Shelagh Heather Sutherland Rogers, long may you give—and receive—that joy.

Shelagh Rogers’s Worst Interview

“My worst interview ever was my first of many encounters with an author. I was 22 years old, and it was with Timothy Findley. He had just won the Governor General’s Award. The publicity bumpf didn’t arrive, so I did it blind. And I hadn’t read the book. I asked Timothy Findley why he’d won the GG. He said for his novel The Wars. I said, ‘You mean you get the Governor General’s Award for a book?’ I thought it was a military honour, not a literary one. Whereupon he started interviewing himself. ‘Would you like me to tell you about so-and-so?’ he would ask. And I just kept saying ‘Yes, oh yes.’ I felt like walking off a plank into Lake Ontario.”
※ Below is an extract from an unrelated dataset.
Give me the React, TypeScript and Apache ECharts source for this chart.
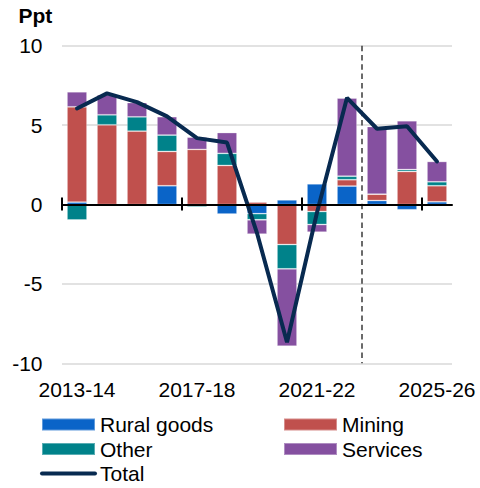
import React, { useEffect, useRef } from "react";
import * as echarts from "echarts";

const categories = [
  "2013-14", "2014-15", "2015-16", "2016-17", "2017-18", "2018-19", "2019-20",
  "2020-21", "2021-22", "2022-23", "2023-24", "2024-25", "2025-26",
];
const rural = [0.15, 0, 0, 1.18, 0, -0.6, -0.58, 0.29, 1.3, 1.16, 0.25, -0.33, 0.17];
const mining = [6.0, 5.02, 4.62, 2.16, 3.47, 2.46, 0.15, -2.52, -0.44, 0.4, 0.4, 2.08, 1.01];
const other = [-0.97, 0.63, 0.9, 1.03, -0.15, 0.76, -0.38, -1.53, -0.82, 0.22, 0, 0.12, 0.25];
const services = [0.95, 1.26, 0.9, 1.16, 0.77, 1.31, -0.9, -4.87, -0.48, 4.92, 4.26, 3.07, 1.28];
const total = [6.05, 7.0, 6.45, 5.55, 4.18, 3.9, -1.8, -8.67, -0.5, 6.72, 4.77, 4.93, 2.71];
const tickIndices = [0, 4, 8, 12];
const forecastStart = [10];
const yTicks = { min: -10, max: 10, interval: 5 };

const FONT = "'Liberation Sans', Arial, sans-serif";
const COLORS = {
  rural: "#0A64C8",
  mining: "#C0504D",
  other: "#00828A",
  services: "#8550A0",
  total: "#082A50",
};

export default function App() {
  const ref = useRef<HTMLDivElement>(null);
  useEffect(() => {
    if (!ref.current) return;
    const chart = echarts.init(ref.current, undefined, { renderer: "svg" });
    const barBase = {
      type: "bar",
      stack: "total",
      barWidth: 20,
      xAxisIndex: 0,
      itemStyle: { borderColor: "rgba(255,255,255,0.35)", borderWidth: 0.8 },
    };
    chart.setOption({
      animation: false,
      textStyle: { fontFamily: FONT },
      title: {
        text: "Ppt",
        left: 18.5,
        top: 4.5,
        padding: 0,
        textStyle: { fontFamily: FONT, fontSize: 21, fontWeight: "bold", color: "#000" },
      },
      grid: { left: 62, right: 28, top: 45.7, bottom: 124.7, containLabel: false },
      legend: [
        {
          orient: "vertical",
          left: 40,
          top: 414,
          padding: 0,
          itemGap: 3.5,
          itemWidth: 53,
          itemHeight: 12,
          textStyle: { fontFamily: FONT, fontSize: 21, lineHeight: 21, color: "#000" },
          data: [
            { name: "Rural goods", icon: "rect" },
            { name: "Other", icon: "rect" },
            { name: "Total", itemStyle: { opacity: 0 }, lineStyle: { width: 4, color: COLORS.total, cap: "round" } },
          ],
        },
        {
          orient: "vertical",
          left: 283,
          top: 414,
          padding: 0,
          itemGap: 3.5,
          itemWidth: 53,
          itemHeight: 12,
          textStyle: { fontFamily: FONT, fontSize: 21, lineHeight: 21, color: "#000" },
          data: [
            { name: "Mining", icon: "rect" },
            { name: "Services", icon: "rect" },
          ],
        },
      ],
      xAxis: [
        {
          type: "category",
          data: categories,
          position: "bottom",
          axisLine: { show: false, onZero: false },
          axisTick: { show: false },
          axisLabel: {
            interval: 3,
            margin: 16,
            fontFamily: FONT,
            fontSize: 21,
            color: "#000",
          },
          splitLine: { show: false },
        },
        {
          type: "category",
          data: categories,
          position: "bottom",
          z: 10,
          axisLine: { show: true, onZero: true, onZeroAxisIndex: 0, lineStyle: { color: "#000", width: 2 } },
          axisTick: { show: false },
          axisLabel: { show: false },
          splitLine: { show: false },
        },
      ],
      yAxis: {
        type: "value",
        min: yTicks.min,
        max: yTicks.max,
        interval: yTicks.interval,
        axisLine: { show: false },
        axisTick: { show: false },
        axisLabel: { margin: 19.5, fontFamily: FONT, fontSize: 21, color: "#000" },
        splitLine: { lineStyle: { color: "#D9D9D9", width: 1.5 } },
      },
      series: [
        { ...barBase, name: "Rural goods", data: rural, itemStyle: { ...barBase.itemStyle, color: COLORS.rural } },
        { ...barBase, name: "Mining", data: mining, itemStyle: { ...barBase.itemStyle, color: COLORS.mining } },
        { ...barBase, name: "Other", data: other, itemStyle: { ...barBase.itemStyle, color: COLORS.other } },
        { ...barBase, name: "Services", data: services, itemStyle: { ...barBase.itemStyle, color: COLORS.services } },
        {
          type: "line",
          name: "Total",
          data: total,
          xAxisIndex: 0,
          symbol: "none",
          z: 5,
          lineStyle: { color: COLORS.total, width: 4, cap: "round" },
          itemStyle: { color: COLORS.total },
        },
        {
          type: "custom",
          name: "ticks",
          xAxisIndex: 0,
          z: 11,
          silent: true,
          data: tickIndices.map((i) => [i]),
          encode: { x: 0 },
          renderItem: (params: any, api: any) => {
            const p = api.coord([api.value(0), 0]);
            const w = api.size([1, 0])[0];
            const x = p[0] - w / 2;
            return {
              type: "line",
              shape: { x1: x, y1: p[1] - 7, x2: x, y2: p[1] + 6 },
              style: { stroke: "#000", lineWidth: 2 },
            };
          },
        },
        {
          type: "custom",
          name: "forecast",
          xAxisIndex: 0,
          z: 4,
          silent: true,
          data: forecastStart.map((i) => [i]),
          encode: { x: 0 },
          renderItem: (params: any, api: any) => {
            const top = api.coord([api.value(0), yTicks.max]);
            const bot = api.coord([api.value(0), yTicks.min]);
            const w = api.size([1, 0])[0];
            const x = top[0] - w / 2;
            return {
              type: "line",
              shape: { x1: x, y1: top[1], x2: x, y2: bot[1] },
              style: { stroke: "#3A3A3A", lineWidth: 1.5, lineDash: [5.5, 3.8] },
            };
          },
        },
      ],
    });
    return () => chart.dispose();
  }, []);
  return <div ref={ref} style={{ width: 480, height: 488, position: "absolute", left: 0, top: 0 }} />;
}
Like all good stories, this one has a sequel. A decade later, when Shelagh was a CBC ­network host, Timothy Findley met her again on-mike. “He recognized me instantly. Not only that, but I remembered that ten years before in Kingston he had been accompanied by a person who I thought was his driver, but who was actually his life partner, William Whitehead, and who was with him again on this occasion. ‘Oh,’ I said, ‘I see you have the same driver.’ And Tiff (as I am now permitted to call him) looked at Bill and said, ‘It’s the Yes Girl!’ He’s become a really great pal. And so has his driver.”